MOMO V. Effelsberg, Swift and Fermi study of the blazar and supermassive binary black hole candidate OJ 287 in a period of high activity

TL;DR

This study presents multiwavelength observations of the blazar OJ 287 during a high activity period, revealing new states, flares, and correlations that support the binary supermassive black hole model.

Contribution

It combines extensive multiwavelength data to analyze OJ 287's activity, providing new insights into its variability and the nature of its central black hole system.

Findings

Identification of a new UV-optical minimum state in 2021 December.

Observation of a long-lasting UV-optical flare in 2020-2021.
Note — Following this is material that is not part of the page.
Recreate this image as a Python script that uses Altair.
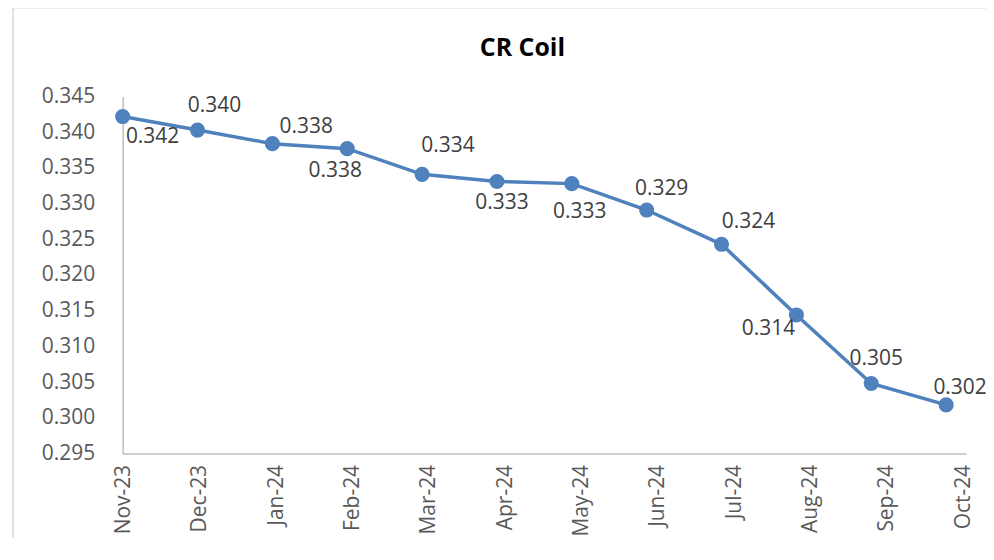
import altair as alt
import pandas as pd

months = ["Nov-23", "Dec-23", "Jan-24", "Feb-24", "Mar-24", "Apr-24",
          "May-24", "Jun-24", "Jul-24", "Aug-24", "Sep-24", "Oct-24"]
values = [0.3422, 0.3403, 0.3384, 0.3377, 0.3341, 0.3331,
          0.3328, 0.3291, 0.3243, 0.3144, 0.3048, 0.3018]
labels = ["0.342", "0.340", "0.338", "0.338", "0.334", "0.333",
          "0.333", "0.329", "0.324", "0.314", "0.305", "0.302"]
# label placement offsets (pixels)
label_dx = [30, 17, 34, -12, 26, 5, 8, 15, 27, -28, 5, 14]
label_dy = [21, -24, -17, 22, -28, 22, 28, -21, -22, 14, -25, -17]

df = pd.DataFrame({"i": list(range(len(months))), "month": months,
                   "value": values, "label": labels})

W, H = 846, 358
PW = 826  # span of the points
PAD_R = 20
xmax = 11 * W / PW
color = "#4F81BD"
font = "Open Sans"
fs = 21

month_arr = "[" + ",".join(f"'{m}'" for m in months) + "]"
label_expr = f"{month_arr}[round(datum.value * {PW} / {W - 4})]"
tick_vals = [k * (W - 4) / PW for k in range(12)]

x = alt.X("i:Q", scale=alt.Scale(domain=[0, xmax], nice=False, zero=False),
          axis=alt.Axis(values=tick_vals, labelExpr=label_expr, labelAngle=-90,
                        grid=False, ticks=False, domainColor="#bfbfbf", domainWidth=1.5,
                        labelFont=font, labelFontSize=fs, labelColor="#595959",
                        labelPadding=11, labelAlign="right", labelBaseline="middle",
                        labelOffset=1, title=None))
y = alt.Y("value:Q", scale=alt.Scale(domain=[0.295, 0.345], nice=False, zero=False),
          axis=alt.Axis(values=[0.295 + 0.005 * k for k in range(11)], format=".3f",
                        grid=False, ticks=False, domainColor="#bfbfbf", domainWidth=1.5,
                        labelFont=font, labelFontSize=fs, labelColor="#595959",
                        labelPadding=28, title=None))

base = alt.Chart(df)
line = base.mark_line(color=color, strokeWidth=3.5).encode(x=x, y=y)
pts = base.mark_circle(color=color, size=230, opacity=1).encode(x=x, y=y)

text_layers = []
for k in range(len(months)):
    t = alt.Chart(df.iloc[[k]]).mark_text(
        font=font, fontSize=fs, color="#404040", dx=label_dx[k], dy=label_dy[k],
        align="center", baseline="middle").encode(x=x, y=y, text="label:N")
    text_layers.append(t)

# outer chart frame: top and left edges (others run off the page)
frame_top = alt.Chart(df.iloc[[0]]).mark_rule(stroke="#d9d9d9", strokeWidth=1.5).encode(
    x=alt.value(-110), x2=alt.value(W + PAD_R), y=alt.value(-89))
frame_left = alt.Chart(df.iloc[[0]]).mark_rule(stroke="#d9d9d9", strokeWidth=1.5).encode(
    x=alt.value(-110), y=alt.value(-89), y2=alt.value(H + 90))

title = alt.Chart(df.iloc[[0]]).mark_text(
    text="CR Coil", font=font, fontSize=25, fontWeight="bold", color="#000000",
    align="center", baseline="middle").encode(x=alt.value(401), y=alt.value(-49))

chart = alt.layer(frame_top, frame_left, line, pts, *text_layers, title).properties(
    width=W, height=H,
    autosize=alt.AutoSizeParams(type="none"),
    padding={"left": 115, "top": 88, "right": PAD_R, "bottom": 84},
).configure(background="white").configure_view(strokeWidth=0, stroke=None)

chart.save("out.html", embed_options={"renderer": "svg", "actions": False})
Detection of a bright radio flare in November 2021 potentially linked to gamma-ray activity.

Abstract

We report results from our ongoing project MOMO (Multiwavelength Observations and Modelling of OJ 287). In this latest publication of a sequence, we combine our Swift UVOT--XRT and Effelsberg radio data (2.6-44 GHz) between 2019 and 2022.04 with public SMA data and gamma-ray data from the Fermi satellite. The observational epoch covers OJ 287 in a high state of activity from radio to X-rays. The epoch also covers two major events predicted by the binary supermassive black hole (SMBH) model of OJ 287. Spectral and timing analyses clearly establish: a new UV-optical minimum state in 2021 December at an epoch where the secondary SMBH is predicted to cross the disk surrounding the primary SMBH; an overall low level of gamma-ray activity in comparison to pre-2017 epochs; the presence of a remarkable, long-lasting UV--optical flare event of intermediate amplitude in 2020--2021; a high level of activity in the radio band with multiple flares; and particularly a bright, ongoing radio flare peaking in 2021 November that may be associated with a gamma-ray flare, the strongest in 6 years. Several explanations for the UV--optical minimum state are explored, including the possibility that a secondary SMBH launches a temporary jet, but the observations are best explained by variability associated with the main jet.